Thursday, May 26, 2011

Commitmentphobia

My view of marriage has changed substantially during these past few months. There is no denying the fact that I am now against the whole idea and concept of marriage. Every marriage, no matter how joyous and fruitful, resigns to the fact that the love for your partner dissolves after a period of time. This is where I am so against marriage. True love does not prevail in a marriage. Marriage is an instuition created under the wings of religion and society with only one motive in mind; the continuity of the species. It's not complicated physics. It's black and white.


All I'm saying is that I don't ever want my love for my partner to ever die. And I'm afraid of that. I cannot imagine hating someone I love. I could never do that to her. I know most girls see it as weird and all but everything with that's happened in my life recently, has led me to believe that marriage is just a tool of the devil.
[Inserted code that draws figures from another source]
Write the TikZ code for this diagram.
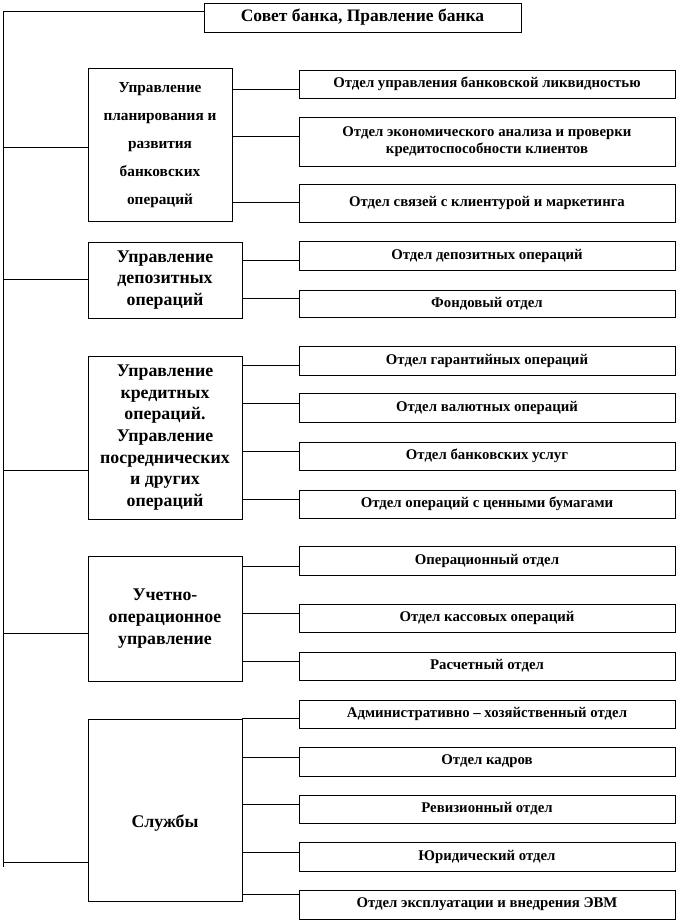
\documentclass[tikz,border=0pt]{standalone}
\usepackage{fontspec}
\setmainfont{Liberation Serif}
\begin{document}
\begin{tikzpicture}[x=1pt,y=-1pt,
  every node/.style={font=\bfseries},
  box/.style={draw,line width=0.8pt,inner sep=2pt,align=center},
  rbox/.style={box,minimum width=376pt,font=\bfseries\fontsize{14.8}{16.5}\selectfont},
  lbox/.style={box,minimum width=154pt,font=\bfseries\fontsize{17.8}{21.7}\selectfont},
  conn/.style={line width=0.8pt}]
\useasboundingbox (0,0) rectangle (676,922);
% top
\node[box,minimum width=317pt,minimum height=29pt,font=\bfseries\fontsize{17.5}{20}\selectfont] (top) at (362.5,17.5) {Совет банка, Правление банка};
% left boxes
\node[box,minimum width=144pt,minimum height=153pt,font=\bfseries\fontsize{15.3}{28}\selectfont] (b1) at (160,145) {Управление\\планирования и\\развития\\банковских\\операций};
\node[lbox,minimum height=76pt] (b2) at (165,280) {Управление\\депозитных\\операций};
\node[lbox,minimum height=163pt] (b3) at (165,437.5) {Управление\\кредитных\\операций.\\Управление\\посреднических\\и других\\операций};
\node[lbox,minimum height=125pt] (b4) at (165,618.5) {Учетно-\\операционное\\управление};
\node[lbox,minimum height=182pt] (b5) at (165,810) {\smash{\raisebox{-17pt}{Службы}}};
% right boxes
\node[rbox,minimum height=28pt] (r1) at (487,84) {Отдел управления банковской ликвидностью};
\node[rbox,minimum height=49pt] (r2) at (487,141.5) {Отдел экономического анализа и проверки\\кредитоспособности клиентов};
\node[rbox,minimum height=38pt] (r3) at (487,203) {Отдел связей с клиентурой и маркетинга};
\node[rbox,minimum height=29pt] (r4) at (487,256) {Отдел депозитных операций};
\node[rbox,minimum height=27pt] (r5) at (487,303.5) {Фондовый отдел};
\node[rbox,minimum height=29pt] (r6) at (487,361) {Отдел гарантийных операций};
\node[rbox,minimum height=29pt] (r7) at (487,408) {Отдел валютных операций};
\node[rbox,minimum height=28pt] (r8) at (487,456) {Отдел банковских услуг};
\node[rbox,minimum height=28pt] (r9) at (487,504) {Отдел операций с ценными бумагами};
\node[rbox,minimum height=29pt] (r10) at (487,560.5) {Операционный отдел};
\node[rbox,minimum height=28pt] (r11) at (487,618) {Отдел кассовых операций};
\node[rbox,minimum height=28pt] (r12) at (487,666) {Расчетный отдел};
\node[rbox,minimum height=28pt] (r13) at (487,714) {Административно – хозяйственный отдел};
\node[rbox,minimum height=29pt] (r14) at (487,761.5) {Отдел кадров};
\node[rbox,minimum height=28pt] (r15) at (487,809) {Ревизионный отдел};
\node[rbox,minimum height=29pt] (r16) at (487,856.5) {Юридический отдел};
\node[rbox,minimum height=29pt] (r17) at (487,904.5) {Отдел эксплуатации и внедрения ЭВМ};
% spine
\coordinate (st) at (3.5,11);
\coordinate (sb) at (3.5,867);
\draw[conn] (top.west |- st) -- (st) -- (sb);
\foreach \b/\y in {b1/147,b2/279,b3/470,b4/633,b5/862}
  \draw[conn] (\b.west |- 0,\y) -- (st |- 0,\y);
\foreach \b/\r/\y in {b1/r1/89,b1/r2/136,b1/r3/202,b2/r4/260,b2/r5/298,b3/r6/365,b3/r7/403,b3/r8/451,b3/r9/499,b4/r10/566,b4/r11/613,b4/r12/661,b5/r13/718,b5/r14/757,b5/r15/804,b5/r16/852,b5/r17/894}
  \draw[conn] (\b.east |- 0,\y) -- (\r.west |- 0,\y);
\end{tikzpicture}
\end{document}
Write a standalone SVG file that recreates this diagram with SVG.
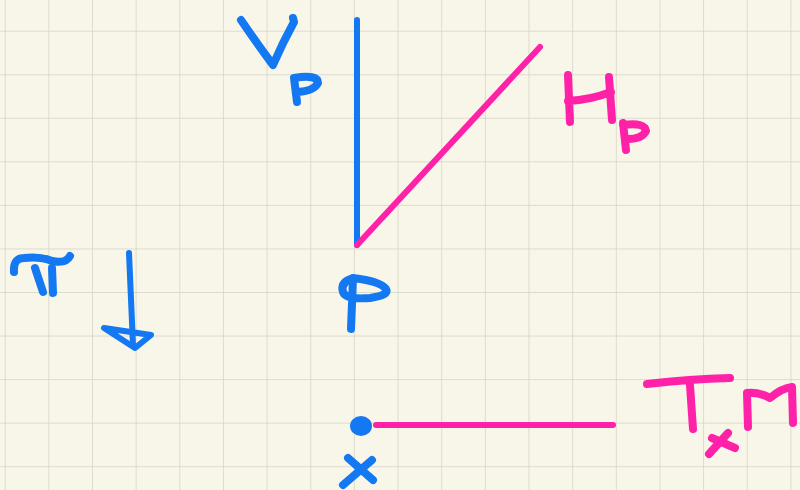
<svg xmlns="http://www.w3.org/2000/svg" width="800" height="490" viewBox="0 0 800 490">
<defs>
<style>
.grid{stroke:#d3d3c5;stroke-width:1.5;fill:none}
.b{stroke:#1378f2;fill:none;stroke-linecap:round;stroke-linejoin:round}
.p{stroke:#ff22a8;fill:none;stroke-linecap:round;stroke-linejoin:round}
.w6{stroke-width:6}
.w7{stroke-width:8}
</style>
<pattern id="g" x="4.7" y="30.7" width="43.65" height="43.55" patternUnits="userSpaceOnUse">
<path class="grid" d="M0 0V43.55M0 0H43.65"/>
</pattern>
</defs>
<rect width="800" height="490" fill="#f8f5e9"/>
<rect width="800" height="490" fill="url(#g)"/>
<g id="connectors">
<path id="Vline" class="b w6" d="M357 20 L357 245"/>
<path id="Hline" class="p w6" d="M357 245 L540 47"/>
<path id="Tline" class="p w6" d="M376 425 L613 425"/>
<g id="pi-arrow">
<path class="b w6" d="M129 253 L133 345"/>
<path class="b w6" d="M104 328 L151 335 L135 348 Z"/>
</g>
</g>
<g id="Vp">
<path class="b w7" d="M241 20 Q258 45 273 65 Q283 42 294 22 L293 18"/>
<path class="b w7" d="M294 78 L297 102 M294 78 Q318 74 318 83 Q314 91 298 92"/>
</g>
<g id="Hp">
<path class="p w7" d="M568 75 L570 122 M568 101 Q590 100 611 92 M609 77 L612 120"/>
<path class="p w7" d="M623 123 L626 150 M623 125 Q645 122 646 131 Q642 139 628 139"/>
</g>
<g id="pi">
<path class="b w7" d="M14 272 Q13 258 24 258 Q40 256 52 261 Q66 264 70 256"/>
<path class="b w7" d="M35 268 L43 292 M52 268 L53 293"/>
</g>
<g id="P">
<path class="b w7" d="M353 278 L351 329 M353 278 Q340 282 343 292 Q346 300 370 298 Q390 295 386 289 Q380 281 353 278"/>
</g>
<g id="x">
<ellipse cx="361" cy="426" rx="11" ry="10" fill="#1378f2"/>
<path class="b w7" d="M348 458 L373 480 M372 460 L343 485"/>
</g>
<g id="TxM">
<path class="p w7" d="M647 384 Q690 379 730 378 M690 385 L693 429"/>
<path class="p w7" d="M712 438 L735 448 M728 433 L709 454"/>
<path class="p w7" d="M748 427 L747 393 Q760 392 770 398 Q782 388 792 387 L793 423"/>
</g>
</svg>
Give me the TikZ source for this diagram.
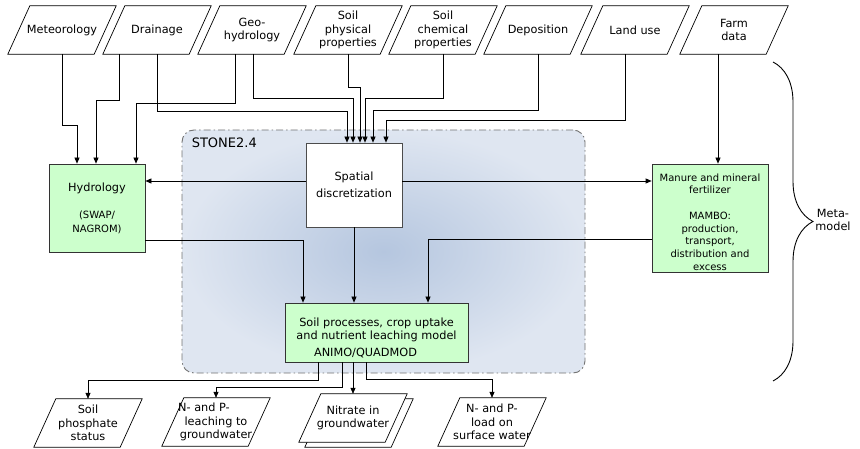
\documentclass[tikz,border=0pt]{standalone}
\usepackage{fontspec}
\setmainfont{DejaVu Sans}
\usetikzlibrary{arrows.meta,positioning,calc,decorations.pathreplacing,backgrounds}

\definecolor{modgreen}{HTML}{CCFFCC}
\definecolor{stonein}{HTML}{B5C6DF}
\definecolor{stoneout}{HTML}{DFE6F1}

\begin{document}
\begin{tikzpicture}[x=1pt, y=-1pt, >={Triangle[length=6pt,width=5pt]},
  font=\fontsize{11.3}{13.5}\selectfont,
  inp/.style={minimum width=86pt, minimum height=48pt, inner sep=0pt, align=center},
  mdl/.style={draw=black!80, fill=modgreen, line width=0.7pt, inner sep=0pt, align=center},
  para/.style={draw, line width=0.7pt, fill=white},
  arr/.style={->, line width=0.7pt},
  small/.style={font=\fontsize{10}{12.7}\selectfont},
  stone/.style={draw=black!55, line width=0.9pt, rounded corners=12pt,
    dash pattern=on 7pt off 3pt on 1.5pt off 3pt,
    inner color=stonein, outer color=stoneout}]
  \useasboundingbox (0,0) rectangle (860,449);

  % STONE2.4 frame
  \node[stone, minimum width=403pt, minimum height=243pt] (stn) at (383.5,251.5) {};
  \node[font=\fontsize{13}{15}\selectfont, anchor=north west, inner sep=0pt] (stnlab)
    at ([xshift=10pt, yshift=-8pt]stn.north west) {STONE2.4};

  % input data
  \node[inp] (met) at (62,30) {Meteorology};
  \node[inp] (drn) at (157,30) {Drainage};
  \node[inp] (geo) at (252,30) {Geo-\\hydrology};
  \node[inp] (sph) at (348,30) {Soil\\physical\\properties};
  \node[inp] (sch) at (443,30) {Soil\\chemical\\properties};
  \node[inp] (dep) at (538,30) {Deposition};
  \node[inp] (lnd) at (635,30) {Land use};
  \node[inp] (frm) at (734,30) {Farm\\data};

  % models
  \node[draw=black!70, fill=white, line width=0.7pt, minimum width=96pt, minimum height=84pt,
    inner sep=0pt, align=center] (spa) at (354,185) {Spatial\\[3pt]discretization};
  \node[mdl, minimum width=96pt, minimum height=88pt] (hyd) at (97,208)
    {Hydrology\\[14pt]{\fontsize{10}{12.5}\selectfont (SWAP/}\\{\fontsize{10}{12.5}\selectfont NAGROM)}};
  \node[mdl, minimum width=116pt, minimum height=108pt] (man) at (710,218) {};
  \node[small, align=center, inner sep=0pt] (mantxt) at ([yshift=-4pt]man.center)
    {Manure and mineral\\fertilizer\\[12.7pt]MAMBO:\\production,\\transport,\\distribution and\\excess};
  \node[mdl, minimum width=183pt, minimum height=59pt] (soi) at (376.5,332.5)
    {\rule{0pt}{19pt}Soil processes, crop uptake\\and nutrient leaching model\\[3.5pt]ANIMO/QUADMOD\hspace*{22pt}};

  % results
  \node[inp] (pho) at (88,423) {Soil\\phosphate\\status};
  \node[inp] (lea) at (216,422) {N- and P-\hspace*{24pt}\\leaching to\\groundwater};
  \node[inp] (nit) at (353,418) {Nitrate in\\groundwater};
  \node[inp] (srf) at (492,422) {N- and P-\\load on\\surface water};

  \begin{scope}[on background layer]
    \draw[para] ([shift={(-5,5)}]nit.south west) -- ([shift={(17,5)}]nit.north west)
      -- ([shift={(17,5)}]nit.north east) -- ([shift={(-5,5)}]nit.south east) -- cycle;
    \foreach \n in {met,drn,geo,sph,sch,dep,lnd,frm,pho,lea,nit,srf}
      \draw[para] ([xshift=-11pt]\n.south west) -- ([xshift=11pt]\n.north west)
        -- ([xshift=11pt]\n.north east) -- ([xshift=-11pt]\n.south east) -- cycle;
  \end{scope}

  % inputs
  \draw[arr] (met.south) -- ++(0,71) -| ([xshift=-20pt]hyd.north);
  \draw[arr] ([xshift=-38pt]drn.south) -- ++(0,46) -| ([xshift=-1pt]hyd.north);
  \draw[arr] ([xshift=-17pt]geo.south) -- ++(0,49) -| ([xshift=39pt]hyd.north);
  \draw[arr] (drn.south) -- ++(0,57) -| ([xshift=-7pt]spa.north);
  \draw[arr] ([xshift=1pt]geo.south) -- ++(0,44) -| ([xshift=-1pt]spa.north);
  \draw[arr] (sph.south) -- ++(0,33) -| ([xshift=6pt]spa.north);
  \draw[arr] (sch.south) -- ++(0,44) -| ([xshift=11pt]spa.north);
  \draw[arr] (dep.south) -- ++(0,56) -| ([xshift=19pt]spa.north);
  \draw[arr] ([xshift=-10pt]lnd.south) -- ++(0,66) -| ([xshift=32pt]spa.north);
  \draw[arr] ([xshift=-16pt]frm.south) -- ([xshift=-16pt]frm.south |- man.north);

  % model links
  \draw[arr] ([yshift=4pt]spa.west) -- ([yshift=4pt]spa.west -| hyd.east);
  \draw[arr] ([yshift=4pt]spa.east) -- ([yshift=4pt]spa.east -| man.west);
  \draw[arr] ([yshift=-32pt]hyd.east) -| ([xshift=-73.5pt]soi.north);
  \draw[arr] (spa.south) -- (spa.south |- soi.north);
  \draw[arr] ([yshift=-21pt]man.west) -| ([xshift=51.5pt]soi.north);

  % outputs
  \draw[arr] ([xshift=-58.5pt]soi.south) -- ++(0,18) -| (pho.north);
  \draw[arr] ([xshift=-34.5pt]soi.south) -- ++(0,25) -| (lea.north);
  \draw[arr] (soi.south -| nit.north) -- (nit.north);
  \draw[arr] ([xshift=-10.5pt]soi.south) -- ++(0,17) -| (srf.north);

  % meta-model brace
  \coordinate (bt) at (773,62);
  \coordinate (bb) at (773,381);
  \draw[line width=0.9pt, decorate, decoration={brace, amplitude=40pt}] (bt) -- (bb);
  \node[align=center] (meta) at (833,220) {Meta-\\model};
\end{tikzpicture}
\end{document}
For example, when I was living in the UK, I knew this couple with two beautiful, amazing children. A son and a daughter. The cutest of the cutest in this world. They looked happy and moreover, they've been together 10 years before they got married. But I have come to learn recently that they've divorced and it came as such a shock to me as they were the couple that everyone looked up to. I heard that they spend so much time on their children that they've never really thought about their love for one another. It's such a sad sight to see and even hear and I broke down upon hearing the news. Of course my main concern was for the kids, for which I was like an uncle to them in my three years there.


Now when I look at a girl, I think to myself, will I ever have the heart to let her go in the future? Of course, the time that will be spent, will be magical and memorable but when that day comes, and it will come, will I have the courage to just let it all go? I don't think I can go through another heartbreak. I guess for now, it's better to just stay clear and expand my options as far as it would take me. It would only be fair to myself. It's what I owe to myself. For the first time in my life I'm scared of relationships, I really am.